Y cuando te preguntes qué has de hacer para alcanzar esa certeza que te hace reconocer como Hijo de Dios, recuerda que sólo podrás conseguirla dando a los demás el trato que tan elevada dignidad reclama. Lo que des a otro, a ti mismo te lo das. Recuérdalo siempre, pues, la lógica del mundo te hará creer lo contrario. En el camino hacia la realización del Hijo de Dios que es tu meta, sólo puedes hacer tuyo lo que antes hayas dado a los demás. Descubre, pues, lo que deseas para ti y concédelo generoso a otro. Así lo harás tuyo también.

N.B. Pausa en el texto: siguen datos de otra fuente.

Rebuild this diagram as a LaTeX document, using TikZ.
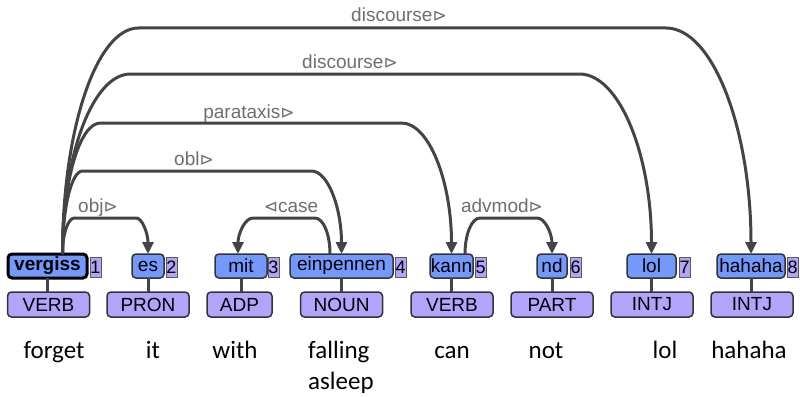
\documentclass[tikz,border=0pt]{standalone}
\usepackage{fontspec}
\setmainfont{Liberation Sans}
\newfontfamily\glossfont{Carlito}
\newfontfamily\trifont{DejaVu Sans}
\usetikzlibrary{arrows.meta}
\definecolor{wordblue}{RGB}{115,153,252}
\definecolor{posfill}{RGB}{178,164,250}
\definecolor{idxfill}{RGB}{178,164,250}
\definecolor{boxborder}{RGB}{51,51,51}
\definecolor{idxborder}{RGB}{90,90,90}
\definecolor{depgray}{RGB}{68,68,68}
\definecolor{labgray}{RGB}{110,110,110}
\newcommand\deprt{{\trifont\fontsize{17}{18}\selectfont ⊳}}
\newcommand\deplt{{\trifont\fontsize{17}{18}\selectfont ⊲}}
\begin{document}
\begin{tikzpicture}[x=1pt,y=1pt,
  wbox/.style={draw=boxborder, line width=1.5pt, fill=wordblue, rounded corners=4pt,
    minimum height=24pt, inner sep=0pt, outer sep=0pt, font=\fontsize{19}{21}\selectfont, text=black},
  headbox/.style={wbox, draw=black, line width=3pt, font=\fontsize{19}{21}\selectfont\bfseries},
  ibox/.style={draw=idxborder, line width=1pt, fill=idxfill, minimum height=20pt, minimum width=11pt,
    inner sep=0pt, outer sep=0pt, font=\fontsize{18}{20}\selectfont, anchor=west},
  pbox/.style={draw=boxborder, line width=1.5pt, fill=posfill, rounded corners=4pt,
    minimum height=25pt, minimum width=82pt, inner sep=0pt, outer sep=0pt, font=\fontsize{19}{21}\selectfont},
  gloss/.style={anchor=base, inner sep=0pt, font=\glossfont\fontsize{25}{30}\selectfont},
  dep/.style={draw=depgray, line width=3pt, -{Triangle[length=12pt,width=11pt]}},
  deplab/.style={anchor=base, inner sep=0pt, text=labgray, font=\fontsize{19}{21}\selectfont},
  link/.style={draw=depgray, line width=3pt}
]
\useasboundingbox (0,0) rectangle (800,-396);

% word boxes
\node[headbox, minimum width=79pt] (w1) at (47.5,-266) {vergiss};
\node[wbox, minimum width=32pt] (w2) at (148,-266) {es};
\node[wbox, minimum width=52pt] (w3) at (241,-266) {mit};
\node[wbox, minimum width=103pt] (w4) at (341.5,-266) {einpennen};
\node[wbox, minimum width=43pt] (w5) at (451.5,-266) {kann};
\node[wbox, minimum width=30pt] (w6) at (552,-266) {nd};
\node[wbox, minimum width=49pt] (w7) at (651.5,-266) {lol};
\node[wbox, minimum width=68pt] (w8) at (751,-266) {hahaha};

% index boxes
\node[ibox] (i1) at ([xshift=3pt]w1.east |- 0,-267) {1};
\node[ibox] (i2) at ([xshift=2pt]w2.east |- 0,-267) {2};
\node[ibox] (i3) at ([xshift=1pt]w3.east |- 0,-267) {3};
\node[ibox] (i4) at ([xshift=2pt]w4.east |- 0,-267) {4};
\node[ibox] (i5) at ([xshift=2pt]w5.east |- 0,-267) {5};
\node[ibox] (i6) at ([xshift=3pt]w6.east |- 0,-267) {6};
\node[ibox] (i7) at ([xshift=3pt]w7.east |- 0,-267) {7};
\node[ibox] (i8) at ([xshift=2pt]w8.east |- 0,-267) {8};

% POS boxes
\node[pbox] (p1) at (48.5,-304.5) {VERB};
\node[pbox] (p2) at (148,-304.5) {PRON};
\node[pbox, minimum width=65pt] (p3) at (239.5,-304.5) {ADP};
\node[pbox] (p4) at (341.5,-304.5) {NOUN};
\node[pbox] (p5) at (452,-304.5) {VERB};
\node[pbox] (p6) at (552,-304.5) {PART};
\node[pbox] (p7) at (652,-304.5) {INTJ};
\node[pbox] (p8) at (752,-304.5) {INTJ};

% word-to-POS links
\foreach \k in {1,...,8}{
  \draw[link] (w\k.south) -- (w\k.south |- p\k.north);
}

% glosses
\node[gloss] (g1) at (54,-358) {forget};
\node[gloss] (g2) at (153,-358) {it};
\node[gloss] (g3) at (235,-358) {with};
\node[gloss, anchor=base west] (g4) at (308,-358) {falling};
\node[gloss, anchor=base west] (g4b) at (308,-389) {asleep};
\node[gloss] (g5) at (452,-358) {can};
\node[gloss] (g6) at (546,-358) {not};
\node[gloss] (g7) at (665,-358) {lol};
\node[gloss] (g8) at (749,-358) {hahaha};

% dependency arcs
% discourse (hahaha)
\draw[dep] ([xshift=15pt]w1.north) arc[start angle=180,end angle=90,x radius=76pt,y radius=226pt]
  -- ([xshift=-85pt]w8.north |- 0,-28) arc[start angle=90,end angle=0,x radius=85pt,y radius=226pt];
% discourse (lol)
\draw[dep] ([xshift=15pt]w1.north) arc[start angle=180,end angle=90,x radius=68pt,y radius=180pt]
  -- ([xshift=-72pt]w7.north |- 0,-74) arc[start angle=90,end angle=0,x radius=72pt,y radius=180pt];
% parataxis
\draw[dep] ([xshift=15pt]w1.north) arc[start angle=180,end angle=90,x radius=38pt,y radius=131pt]
  -- ([xshift=-50pt]w5.north |- 0,-123) arc[start angle=90,end angle=0,x radius=50pt,y radius=131pt];
% obl
\draw[dep] ([xshift=15pt]w1.north) arc[start angle=180,end angle=90,x radius=20pt,y radius=83pt]
  -- ([xshift=-30pt]w4.north |- 0,-171) arc[start angle=90,end angle=0,x radius=30pt,y radius=83pt];
% obj
\draw[dep] ([xshift=15pt]w1.north) arc[start angle=180,end angle=90,x radius=12pt,y radius=36pt]
  -- ([xshift=-12pt]w2.north |- 0,-218) arc[start angle=90,end angle=0,x radius=12pt,y radius=36pt];
% case
\draw[dep] ([xshift=-11.5pt]w4.north) arc[start angle=0,end angle=90,x radius=15pt,y radius=36pt]
  -- ([xshift=12pt]w3.north |- 0,-218) arc[start angle=90,end angle=180,x radius=15pt,y radius=36pt];
% advmod
\draw[dep] ([xshift=13.5pt]w5.north) arc[start angle=180,end angle=90,x radius=15pt,y radius=36pt]
  -- ([xshift=-15pt]w6.north |- 0,-218) arc[start angle=90,end angle=0,x radius=15pt,y radius=36pt];

% arc labels
\node[deplab] (l1) at (399,-22) {discourse\deprt};
\node[deplab] (l2) at (350,-68) {discourse\deprt};
\node[deplab] (l3) at (249,-118) {parataxis\deprt};
\node[deplab] (l4) at (194,-165) {obl\deprt};
\node[deplab] (l5) at (98,-212) {obj\deprt};
\node[deplab] (l6) at (291,-212) {\deplt case};
\node[deplab] (l7) at (502,-212) {advmod\deprt};
\end{tikzpicture}
\end{document}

Has venido al mundo con la alta misión de hacer real en ti mismo al Hijo de Dios, pues con ello llevas la conciencia de Dios a la materia. Esa es tu sagrada función, y también la de tus compañeros. Todos estamos unidos en ese destino común configurando una familia amplísima, incontable, que comparte igualmente el mismo y único sagrado origen. No veas, pues, en ellos rivales o enemigos cuando su actuación aparente ser distorsionadora. No juzgues, tan sólo ve en ellos lo que buscas para ti: el Hijo de Dios amado por el Padre desde la eternidad, inocente de culpa y perfecto como Él lo es.

Suena el viento en mi ventana al decirte adiós. Te ayudé a venir a este mundo para que juntos caminásemos hacia nuestra meta común, convirtiéndonos el uno en maestro del otro y en apoyo moral para los momentos bajos. Hemos compartido juegos, aventuras y sueños. Hemos jugado al padre y al hijo, sin saber que también éramos hermanos. Pero ahora, cuando hemos descubierto nuestra identidad, podremos iniciar el juego más apasionante.